MTV: "The Wicker Man" was the first song that you recorded. What
was the feeling like then when you started working on that song, and you're all set
up and everyone is playing together in the studio, all within eye contact of one
another, and it all comes together? What was that feeling like?
Dickinson: Slightly bewildering, really, because you're listening to one of
the takes, and it sounds pretty much like the record because, of course, it's live.
I mean, there's a little bit of mixing, a little bit of tweaking here and there,
but basically it sounds like you're hearing almost immediately what the record is
going to sound like. It was strange.
The previous record had taken us about five months, because of technical snafus and
things like that. There was actually almost a period of depression that everybody
went through at the end of the first ten or twelve days when we weren't doing any
more tracks. We suddenly stopped and we went, "Oh, that's it." Then we
had to wait, because then the tedious part starts, which is going through all the
work that you've done and just picking it apart and trolling through it, sifting
through the bits and finding little pieces that don't quite work out, looking for
a section, maybe in another live take, that you can just steal and repair, and stuff
like that. That actually is time-consuming, and for a musician, pretty dull.
MTV: Were you at all surprised at how smoothly everything went?
Dickinson: That was great that that happened, and a lot of it as well goes
down to Kevin, because when stuff sounds great the first time out of the box, as
soon as you hear the thing back, everyone just breathes a huge sigh of relief. It's
like having a great goalkeeper, having a good producer. He's not dropped the ball.
When people start getting stressed out and frustrated, they start looking for people
and things to blame and everything, and that's when it starts getting messy. So if
you have a great producer, that keeps everybody happy, keeps everybody comfy.

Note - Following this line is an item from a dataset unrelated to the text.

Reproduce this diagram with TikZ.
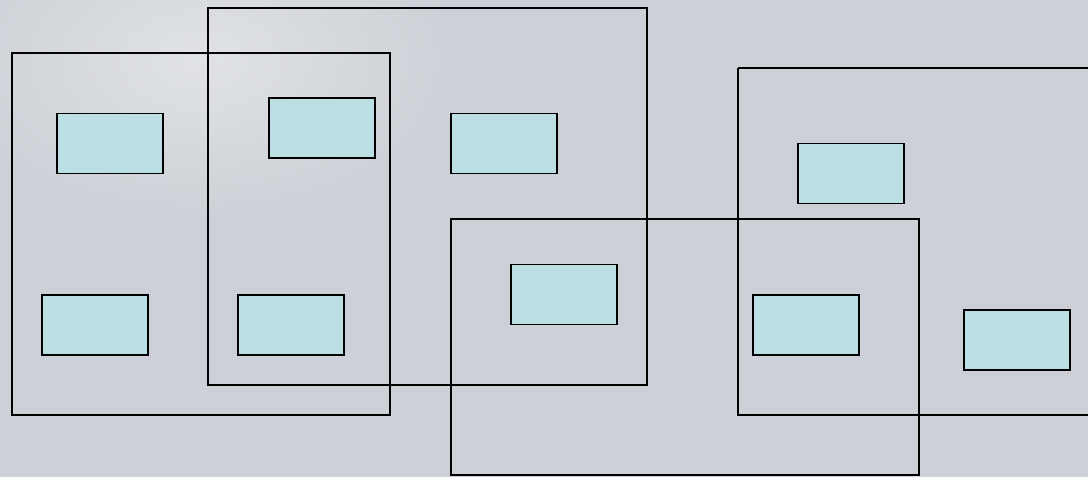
\documentclass[tikz,border=0pt]{standalone}
\usetikzlibrary{positioning}
\definecolor{bgc}{RGB}{205,208,214}
\definecolor{bglight}{RGB}{224,226,230}
\definecolor{boxfill}{RGB}{186,224,227}
\begin{document}
\begin{tikzpicture}[x=0.02cm,y=-0.02cm,
  frame/.style={draw=black,line width=1.1pt},
  smallbox/.style={draw=black,fill=boxfill,line width=1.1pt,inner sep=0pt,minimum width=2.12cm,minimum height=1.2cm}]
\useasboundingbox (0,0) rectangle (1088,477);
\clip (0,0) rectangle (1088,477);
\fill[bgc] (0,0) rectangle (1088,477);
\shade[inner color=bglight,outer color=bgc] (200,60) ellipse [x radius=260, y radius=160];
% large frames
\draw[frame] (12,53) rectangle (390,415);
\draw[frame] (208,8) rectangle (647,385);
\draw[frame] (451,219) rectangle (919,475);
\draw[frame] (738,68) -- (1095,68) (738,68) -- (738,415) -- (1095,415);
% small boxes
\node[smallbox] (b1) at (110,143.5) {};
\node[smallbox] (b2) at (322,128) {};
\node[smallbox] (b3) at (504,143.5) {};
\node[smallbox] (b4) at (851,173.5) {};
\node[smallbox] (b5) at (564,294.5) {};
\node[smallbox] (b6) at (95,325) {};
\node[smallbox] (b7) at (291,325) {};
\node[smallbox] (b8) at (806,325) {};
\node[smallbox] (b9) at (1017,340) {};
\end{tikzpicture}
\end{document}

MTV: What would you tell fans to expect from the end result of all this?
Dickinson: This is the album. This is the Iron Maiden album that you've needed
for twelve years, and it's also the Iron Maiden album that you don't quite expect.
I've heard lots of theories about what we should be doing on this album, ranging
from "Get with the program, get electronic," to "Oh, it should sound
like my solo records. Iron Maiden should do like a record that sounds like 'Chemical
Wedding.' That would be great." That's one version, and the other one is, "Oh,
they should remake 'Number Of The Beast." What we've actually done is none of
the above, to my great relief.
This sounds like classic, vintage Maiden, but it has a twist in the tail, which is
a whole kind of almost prog rock element to it that's come in on several of the songs.
That has been brewing for a while, and anybody that knows [bassist] Steve [Harris]
will know that he's a huge fan of that kind of music. The mix is so good, and the
sounds and everything are so good. It's hypnotic and it's captivating. That's my
take on it, anyway.
I think a lot of Maiden fans will be really pleased, because this album has been
built for a time which no longer exists. This album is completely out of any time
zone and current popular music culture. I mean, we know it exists right now, but
actually it could exist in 1975 as well, and it might very well exist in 2005 when
you come back to listen to it. It exists completely out of time. It's not dependent
upon fashion, MTV, radio, or anything. It's just its own entity.